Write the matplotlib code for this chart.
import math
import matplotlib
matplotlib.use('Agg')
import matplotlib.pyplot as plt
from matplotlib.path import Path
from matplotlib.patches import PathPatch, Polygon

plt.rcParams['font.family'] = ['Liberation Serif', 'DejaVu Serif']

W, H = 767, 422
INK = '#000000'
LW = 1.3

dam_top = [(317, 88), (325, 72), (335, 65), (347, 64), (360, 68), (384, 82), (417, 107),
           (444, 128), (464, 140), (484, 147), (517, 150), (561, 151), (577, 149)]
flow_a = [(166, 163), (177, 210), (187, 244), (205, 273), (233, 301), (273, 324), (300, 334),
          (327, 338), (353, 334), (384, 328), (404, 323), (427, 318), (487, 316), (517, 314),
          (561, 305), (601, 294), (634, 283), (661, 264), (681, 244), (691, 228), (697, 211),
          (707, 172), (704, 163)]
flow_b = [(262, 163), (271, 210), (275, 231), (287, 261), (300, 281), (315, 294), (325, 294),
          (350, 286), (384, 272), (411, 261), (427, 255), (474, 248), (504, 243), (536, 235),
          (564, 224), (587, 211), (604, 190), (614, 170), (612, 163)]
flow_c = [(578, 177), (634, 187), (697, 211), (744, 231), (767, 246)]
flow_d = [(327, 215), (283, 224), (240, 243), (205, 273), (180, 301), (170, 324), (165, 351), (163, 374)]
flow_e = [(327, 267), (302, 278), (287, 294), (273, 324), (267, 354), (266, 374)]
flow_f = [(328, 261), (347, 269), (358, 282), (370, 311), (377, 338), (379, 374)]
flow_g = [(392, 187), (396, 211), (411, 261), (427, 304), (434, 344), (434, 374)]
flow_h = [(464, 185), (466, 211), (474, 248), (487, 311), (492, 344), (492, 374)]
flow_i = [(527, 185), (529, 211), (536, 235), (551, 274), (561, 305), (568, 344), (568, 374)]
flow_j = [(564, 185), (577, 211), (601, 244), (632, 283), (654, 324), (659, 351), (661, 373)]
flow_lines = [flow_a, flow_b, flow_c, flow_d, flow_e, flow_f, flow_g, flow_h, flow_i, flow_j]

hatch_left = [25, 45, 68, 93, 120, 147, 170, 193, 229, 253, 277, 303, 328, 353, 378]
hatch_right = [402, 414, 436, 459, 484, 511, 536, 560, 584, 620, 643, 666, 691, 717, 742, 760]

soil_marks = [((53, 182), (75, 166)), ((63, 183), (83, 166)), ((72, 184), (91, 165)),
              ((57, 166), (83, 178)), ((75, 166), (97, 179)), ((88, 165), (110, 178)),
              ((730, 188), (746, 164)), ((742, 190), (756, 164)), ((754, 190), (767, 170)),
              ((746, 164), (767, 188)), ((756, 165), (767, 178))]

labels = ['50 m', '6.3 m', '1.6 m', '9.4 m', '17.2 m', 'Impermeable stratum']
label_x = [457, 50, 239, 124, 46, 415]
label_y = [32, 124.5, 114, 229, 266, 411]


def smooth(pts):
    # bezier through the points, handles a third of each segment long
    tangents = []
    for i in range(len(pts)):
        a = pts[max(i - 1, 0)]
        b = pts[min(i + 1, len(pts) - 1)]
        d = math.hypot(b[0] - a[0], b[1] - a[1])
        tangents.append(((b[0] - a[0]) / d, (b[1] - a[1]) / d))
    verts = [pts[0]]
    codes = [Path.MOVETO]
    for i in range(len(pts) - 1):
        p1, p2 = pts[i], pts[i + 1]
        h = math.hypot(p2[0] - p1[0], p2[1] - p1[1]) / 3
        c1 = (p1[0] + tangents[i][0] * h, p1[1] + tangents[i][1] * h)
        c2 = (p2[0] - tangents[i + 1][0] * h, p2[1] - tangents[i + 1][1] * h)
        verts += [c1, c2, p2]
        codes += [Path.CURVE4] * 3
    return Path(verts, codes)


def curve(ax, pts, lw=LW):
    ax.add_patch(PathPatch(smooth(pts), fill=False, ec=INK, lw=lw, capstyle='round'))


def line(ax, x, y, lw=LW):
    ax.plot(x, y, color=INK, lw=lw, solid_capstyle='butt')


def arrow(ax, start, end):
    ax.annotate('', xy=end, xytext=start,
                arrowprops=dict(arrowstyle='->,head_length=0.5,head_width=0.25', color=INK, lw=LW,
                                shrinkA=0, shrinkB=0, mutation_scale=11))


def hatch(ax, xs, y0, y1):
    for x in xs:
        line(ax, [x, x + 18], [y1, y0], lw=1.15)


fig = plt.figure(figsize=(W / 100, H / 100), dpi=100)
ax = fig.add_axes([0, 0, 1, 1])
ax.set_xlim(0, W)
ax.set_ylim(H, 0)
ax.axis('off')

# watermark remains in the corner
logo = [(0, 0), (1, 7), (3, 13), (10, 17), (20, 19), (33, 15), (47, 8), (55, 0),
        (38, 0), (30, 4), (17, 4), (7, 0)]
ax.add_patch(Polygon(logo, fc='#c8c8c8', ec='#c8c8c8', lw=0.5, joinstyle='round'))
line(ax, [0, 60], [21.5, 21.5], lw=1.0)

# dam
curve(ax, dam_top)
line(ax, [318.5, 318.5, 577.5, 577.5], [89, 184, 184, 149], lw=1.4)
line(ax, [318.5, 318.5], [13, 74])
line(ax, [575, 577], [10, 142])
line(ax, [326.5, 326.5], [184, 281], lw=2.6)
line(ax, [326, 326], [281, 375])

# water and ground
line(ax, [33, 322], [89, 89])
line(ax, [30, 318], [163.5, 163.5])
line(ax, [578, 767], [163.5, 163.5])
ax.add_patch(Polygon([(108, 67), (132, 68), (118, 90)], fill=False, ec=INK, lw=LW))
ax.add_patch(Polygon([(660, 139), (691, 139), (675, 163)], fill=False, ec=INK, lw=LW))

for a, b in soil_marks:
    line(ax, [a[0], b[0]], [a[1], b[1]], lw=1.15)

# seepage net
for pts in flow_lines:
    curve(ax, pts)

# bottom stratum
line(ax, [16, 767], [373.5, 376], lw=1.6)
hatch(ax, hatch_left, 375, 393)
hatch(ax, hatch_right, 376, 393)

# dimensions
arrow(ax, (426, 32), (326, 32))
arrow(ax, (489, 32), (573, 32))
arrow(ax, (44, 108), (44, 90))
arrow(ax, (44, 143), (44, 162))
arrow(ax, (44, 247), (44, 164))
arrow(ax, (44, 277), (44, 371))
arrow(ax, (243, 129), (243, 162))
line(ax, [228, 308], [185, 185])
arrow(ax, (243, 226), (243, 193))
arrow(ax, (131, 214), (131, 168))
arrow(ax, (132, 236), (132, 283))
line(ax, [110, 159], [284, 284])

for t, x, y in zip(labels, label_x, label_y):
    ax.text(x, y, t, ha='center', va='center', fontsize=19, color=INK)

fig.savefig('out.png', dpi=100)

**********

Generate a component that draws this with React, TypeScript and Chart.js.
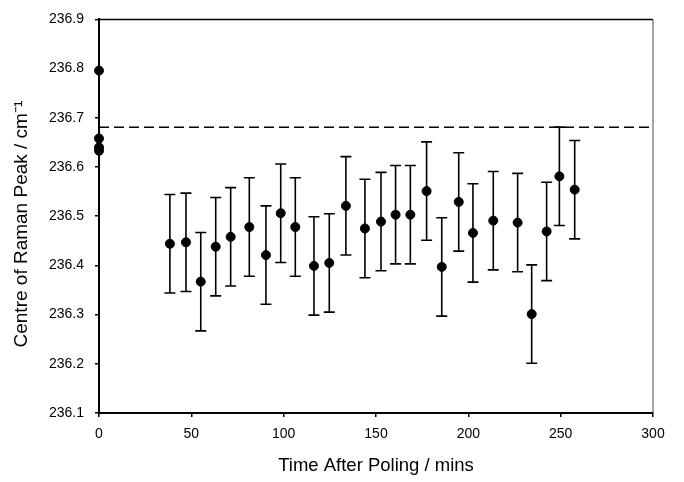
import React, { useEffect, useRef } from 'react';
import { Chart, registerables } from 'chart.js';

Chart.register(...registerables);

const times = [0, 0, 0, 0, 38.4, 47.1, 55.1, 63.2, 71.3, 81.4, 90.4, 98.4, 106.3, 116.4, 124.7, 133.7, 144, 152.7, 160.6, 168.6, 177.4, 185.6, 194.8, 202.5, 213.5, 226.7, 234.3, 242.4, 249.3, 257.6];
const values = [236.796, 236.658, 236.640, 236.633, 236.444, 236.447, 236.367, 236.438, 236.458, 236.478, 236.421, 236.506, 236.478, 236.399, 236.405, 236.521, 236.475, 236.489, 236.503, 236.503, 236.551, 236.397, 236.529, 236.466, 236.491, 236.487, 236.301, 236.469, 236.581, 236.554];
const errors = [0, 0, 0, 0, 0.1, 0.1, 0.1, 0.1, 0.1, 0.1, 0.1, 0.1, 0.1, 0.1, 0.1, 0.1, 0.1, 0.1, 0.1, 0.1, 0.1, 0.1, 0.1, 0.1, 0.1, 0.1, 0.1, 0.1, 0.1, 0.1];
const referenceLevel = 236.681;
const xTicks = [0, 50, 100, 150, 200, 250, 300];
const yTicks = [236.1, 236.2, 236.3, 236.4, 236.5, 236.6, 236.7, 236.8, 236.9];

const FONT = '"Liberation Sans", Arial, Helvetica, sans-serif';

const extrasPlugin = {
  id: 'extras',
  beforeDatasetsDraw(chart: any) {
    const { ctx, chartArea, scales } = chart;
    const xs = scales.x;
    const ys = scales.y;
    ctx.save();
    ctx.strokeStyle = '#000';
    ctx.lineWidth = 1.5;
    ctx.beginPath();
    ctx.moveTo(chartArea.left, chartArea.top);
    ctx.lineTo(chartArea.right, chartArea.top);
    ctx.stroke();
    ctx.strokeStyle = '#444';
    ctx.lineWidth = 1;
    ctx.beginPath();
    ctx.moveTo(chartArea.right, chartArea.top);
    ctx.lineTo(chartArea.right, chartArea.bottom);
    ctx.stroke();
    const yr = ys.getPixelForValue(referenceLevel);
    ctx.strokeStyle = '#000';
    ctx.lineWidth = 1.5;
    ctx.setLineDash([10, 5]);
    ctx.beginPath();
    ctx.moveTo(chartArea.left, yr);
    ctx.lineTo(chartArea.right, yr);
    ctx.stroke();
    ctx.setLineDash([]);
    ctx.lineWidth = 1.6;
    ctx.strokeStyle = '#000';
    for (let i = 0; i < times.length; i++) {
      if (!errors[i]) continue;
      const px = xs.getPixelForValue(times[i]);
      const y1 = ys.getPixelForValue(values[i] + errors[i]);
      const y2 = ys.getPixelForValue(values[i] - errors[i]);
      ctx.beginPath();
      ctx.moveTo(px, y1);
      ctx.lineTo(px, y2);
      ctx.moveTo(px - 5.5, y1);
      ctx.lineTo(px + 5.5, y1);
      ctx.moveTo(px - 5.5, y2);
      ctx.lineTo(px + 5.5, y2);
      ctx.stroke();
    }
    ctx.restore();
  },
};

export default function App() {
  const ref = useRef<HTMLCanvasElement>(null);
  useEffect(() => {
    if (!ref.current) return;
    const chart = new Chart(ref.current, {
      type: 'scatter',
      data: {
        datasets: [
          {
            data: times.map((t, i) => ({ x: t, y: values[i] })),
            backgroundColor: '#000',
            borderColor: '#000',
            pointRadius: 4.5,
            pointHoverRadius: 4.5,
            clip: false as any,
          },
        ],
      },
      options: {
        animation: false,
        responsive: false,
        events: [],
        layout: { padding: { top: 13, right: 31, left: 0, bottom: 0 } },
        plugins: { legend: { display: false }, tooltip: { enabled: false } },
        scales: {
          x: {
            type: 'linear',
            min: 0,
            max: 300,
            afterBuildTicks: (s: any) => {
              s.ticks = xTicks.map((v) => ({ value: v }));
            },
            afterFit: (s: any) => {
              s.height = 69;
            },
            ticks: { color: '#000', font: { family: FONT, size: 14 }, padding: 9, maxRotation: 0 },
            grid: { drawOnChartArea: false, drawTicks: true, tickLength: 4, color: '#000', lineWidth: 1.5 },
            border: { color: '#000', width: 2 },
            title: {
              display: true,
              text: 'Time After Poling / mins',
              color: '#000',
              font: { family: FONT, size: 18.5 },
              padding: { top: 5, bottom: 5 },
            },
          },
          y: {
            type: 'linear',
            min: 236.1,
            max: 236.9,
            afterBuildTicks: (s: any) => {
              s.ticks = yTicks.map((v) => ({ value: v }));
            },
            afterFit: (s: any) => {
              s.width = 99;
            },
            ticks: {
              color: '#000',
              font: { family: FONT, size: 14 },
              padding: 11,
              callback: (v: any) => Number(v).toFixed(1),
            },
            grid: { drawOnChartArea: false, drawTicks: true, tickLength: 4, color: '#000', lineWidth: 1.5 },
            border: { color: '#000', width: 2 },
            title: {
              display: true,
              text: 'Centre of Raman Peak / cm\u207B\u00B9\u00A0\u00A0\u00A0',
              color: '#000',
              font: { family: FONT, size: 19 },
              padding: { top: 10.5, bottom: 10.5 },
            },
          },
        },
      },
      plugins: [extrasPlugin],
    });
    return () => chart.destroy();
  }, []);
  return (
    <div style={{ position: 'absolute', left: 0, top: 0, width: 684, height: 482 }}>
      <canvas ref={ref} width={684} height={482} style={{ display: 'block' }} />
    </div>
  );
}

**********

Return the lines of the records that include the string "React".

▸ Task result:
Generate a component that draws this with React, TypeScript and Chart.js.
import React, { useEffect, useRef } from 'react';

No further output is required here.